DEVS 형식론 기반의 Dynamic Reliability Block Diagram과 GPU 가속 기술을 이용한 신뢰도 분석 방법
하솔,구남국,노명일,Ha, Sol,Ku, Namkug,Roh, Myung-Il 한국시뮬레이션학회 2013 한국시뮬레이션학회 논문지 Vol.22 No.4
전통적으로 신뢰도 분석에 사용되는 Fault Tree Analysis의 경우 관련 분야의 전문가가 필요하고 작성자의 판단에 따라 신뢰도 분석 결과가 달라진다. 반면, Reliability Block Diagram의 경우 시스템 구성도나 Process Flow Diagram (PFD), Piping and Instrument Diagram (P&ID)을 기반으로 하기에 작성에 필요한 비용과 시간이 절감되는 장점이 있다. 본 논문에서는 Dynamic Reliability Block Diagram과 이산 사건 시뮬레이션에 널리 사용되는 DEVS 형식론을 이용하는 신뢰도 분석 방법을 제안한다. 또한 시스템 모델링 방법론 중 하나인 System Entity Structure/Model Base의 개념을 도입함으로써 다양한 설계 대안에 대한 신뢰도 분석 모델을 자동으로 생성할 수 있도록 하였다. 그리고 Reliability Block Diagram을 이용한 신뢰도 분석 시 오래 소요되는 계산 시간을 단축시키기 위해 GPU 가속 기술을 신뢰도 분석 시뮬레이션에 접목하였다. This paper adopts the system configuration to assess the reliability instead of making a fault tree (FT), which is a traditional method to analyze reliability of a certain system; this is the reliability block diagram (RBD) method.

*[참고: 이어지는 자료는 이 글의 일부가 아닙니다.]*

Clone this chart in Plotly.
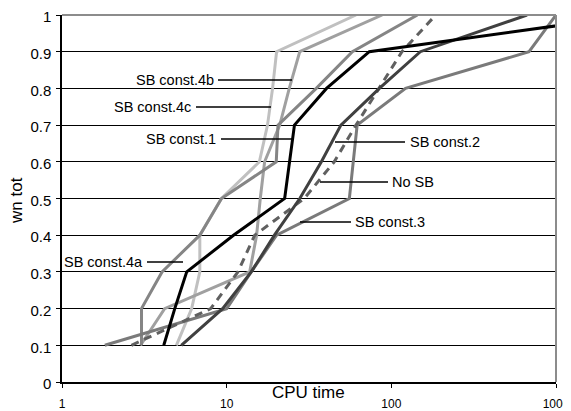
import plotly.graph_objects as go

# ---- data ----
y_levels = [0.1, 0.2, 0.3, 0.4, 0.5, 0.6, 0.7, 0.8, 0.9, 1.0]

sb_const1 = [4.15, 4.84, 5.72, 11.0, 22.5, 24.1, 25.8, 40.4, 73.5, 3000]
sb_const2 = [5.3, 9.45, 14.1, 19.5, 27.8, 37.6, 49.4, 84.6, 150, 667]
sb_const3 = [1.82, 10.0, 14.1, 20.1, 55.6, 58.8, 62, 122, 686, 1000]
no_sb = [2.64, 8.0, 11.7, 14.8, 29.6, 45, 61, 84, 116, 186]
sb_const4a = [3.04, 3.04, 4.05, 6.87, 9.3, 20.0, 20.5, 35, 58, 144]
sb_const4b = [3.0, 4.2, 13.8, 15.2, 16.0, 17.0, 21.0, 24.0, 27.8, 88]
sb_const4c = [4.95, 6.13, 6.87, 6.87, 9.3, 15.8, 17.7, 19.0, 20.1, 61]

x_tick_vals = [1, 10, 100, 1000]
x_tick_text = ["1", "10", "100", "1000"]

series = [
    ("SB const.4c", sb_const4c, "#c0c0c0", "solid"),
    ("SB const.4b", sb_const4b, "#a0a0a0", "solid"),
    ("SB const.4a", sb_const4a, "#858585", "solid"),
    ("SB const.3", sb_const3, "#7a7a7a", "solid"),
    ("No SB", no_sb, "#606060", "8px,6px"),
    ("SB const.2", sb_const2, "#404040", "solid"),
    ("SB const.1", sb_const1, "#000000", "solid"),
]

fig = go.Figure()
for name, xs, color, dash in series:
    fig.add_trace(go.Scatter(
        x=xs, y=y_levels, mode="lines", name=name,
        line=dict(color=color, width=3, dash=dash),
        showlegend=False,
    ))

# The page body has an 8px margin, so the figure is drawn 8px in from the
# window's top-left corner.  Plot area below is in window pixels.
OFF = 8
WIN_W, WIN_H = 571, 411
L, R, T, B = 62, 556, 15, 382
W, H = WIN_W - OFF, WIN_H - OFF


def xp(px):
    return (px - L) / (R - L)


def yp(py):
    return (B - py) / (B - T)


# labels: (text, anchor_px, py, align, leader_x0, leader_x1)
labels = [
    ("SB const.4b", 216, 80, "right", 218, 292),
    ("SB const.4c", 193, 107, "right", 196, 271),
    ("SB const.1", 218, 139, "right", 221, 293),
    ("SB const.2", 408, 142, "left", 335, 405),
    ("No SB", 390, 182, "left", 320, 388),
    ("SB const.3", 353, 222, "left", 300, 351),
    ("SB const.4a", 145, 262, "right", 147, 183),
]

shapes = []
annotations = []
for text, ax_px, py, align, x0, x1 in labels:
    annotations.append(dict(
        text=text, xref="paper", yref="paper", x=xp(ax_px), y=yp(py),
        xanchor=align, yanchor="middle", showarrow=False,
        font=dict(size=14.5, color="#000000"),
    ))
    shapes.append(dict(
        type="line", xref="paper", yref="paper",
        x0=xp(x0), x1=xp(x1), y0=yp(py), y1=yp(py),
        line=dict(color="#000000", width=1.5),
    ))

# top and right border (gray)
shapes.append(dict(type="line", xref="paper", yref="paper", x0=0, x1=1, y0=1, y1=1,
                   line=dict(color="#8c8c8c", width=2)))
shapes.append(dict(type="line", xref="paper", yref="paper", x0=1, x1=1, y0=0, y1=1,
                   line=dict(color="#8c8c8c", width=2)))

annotations.append(dict(
    text="CPU time", xref="paper", yref="paper", x=xp(308), y=yp(393),
    xanchor="center", yanchor="middle", showarrow=False,
    font=dict(size=17, color="#000000"),
))
annotations.append(dict(
    text="wn tot", xref="paper", yref="paper", x=xp(17), y=yp(201),
    xanchor="center", yanchor="middle", showarrow=False, textangle=-90,
    font=dict(size=17, color="#000000"),
))

fig.update_layout(
    template="none",
    width=W, height=H,
    margin=dict(l=L - OFF, r=WIN_W - R, t=T - OFF, b=WIN_H - B, autoexpand=False),
    paper_bgcolor="white", plot_bgcolor="white",
    font=dict(family="Liberation Sans, Arial, sans-serif", color="#000000"),
    shapes=shapes, annotations=annotations,
    xaxis=dict(
        type="log", range=[0, 3], tickvals=x_tick_vals, ticktext=x_tick_text,
        ticks="outside", ticklen=4, tickcolor="#000000", tickwidth=1,
        showgrid=False, showline=True, linecolor="#000000", linewidth=1.5,
        zeroline=False, tickfont=dict(size=12), ticklabelstandoff=6,
        automargin=False, ticklabeloverflow="allow",
    ),
    yaxis=dict(
        range=[0, 1], dtick=0.1, tick0=0,
        ticks="outside", ticklen=4, tickcolor="#000000", tickwidth=1,
        showgrid=True, gridcolor="#000000", gridwidth=1,
        showline=True, linecolor="#000000", linewidth=1.5,
        zeroline=False, tickfont=dict(size=15), ticklabelstandoff=2,
        ticklabelshift=2,
        automargin=False, ticklabeloverflow="allow",
    ),
)

fig.write_html("out.html")
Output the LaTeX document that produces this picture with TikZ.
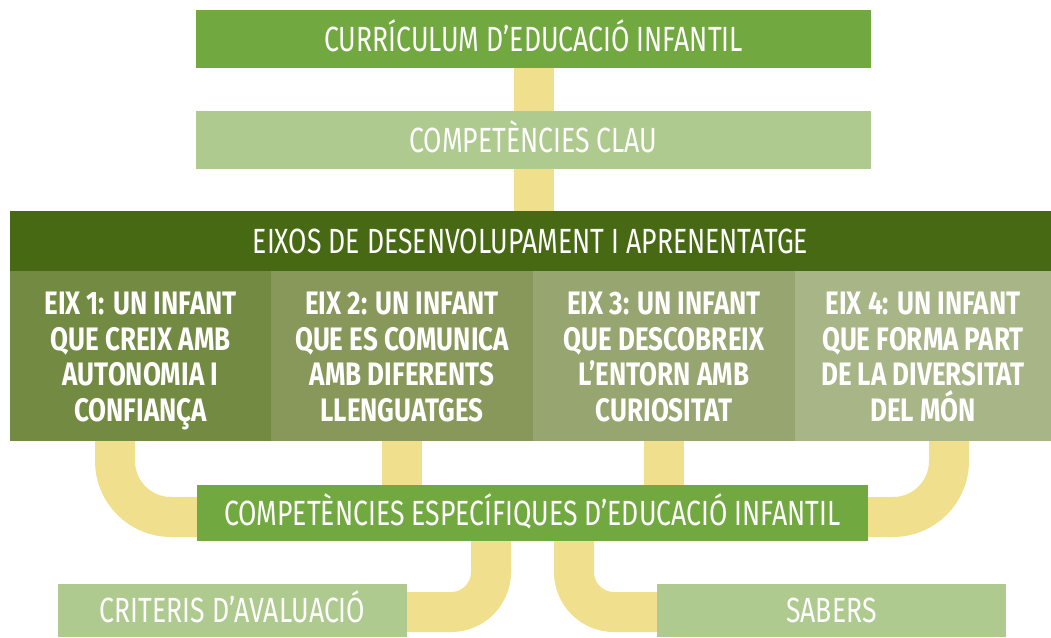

The RBD method is a graphical presentation of a system diagram connecting the subsystems of components according to their functions or reliability relationships. The equipment model for the reliability simulation is modeled based on the discrete event system specification (DEVS) formalism. In order to make various alternatives of target system, this paper also adopts the system entity structure (SES), an ontological framework that hierarchically represents the elements of a system and their relationships. To enhance the calculation time of reliability analysis, GPU-based accelerations are adopted to the reliability simulation.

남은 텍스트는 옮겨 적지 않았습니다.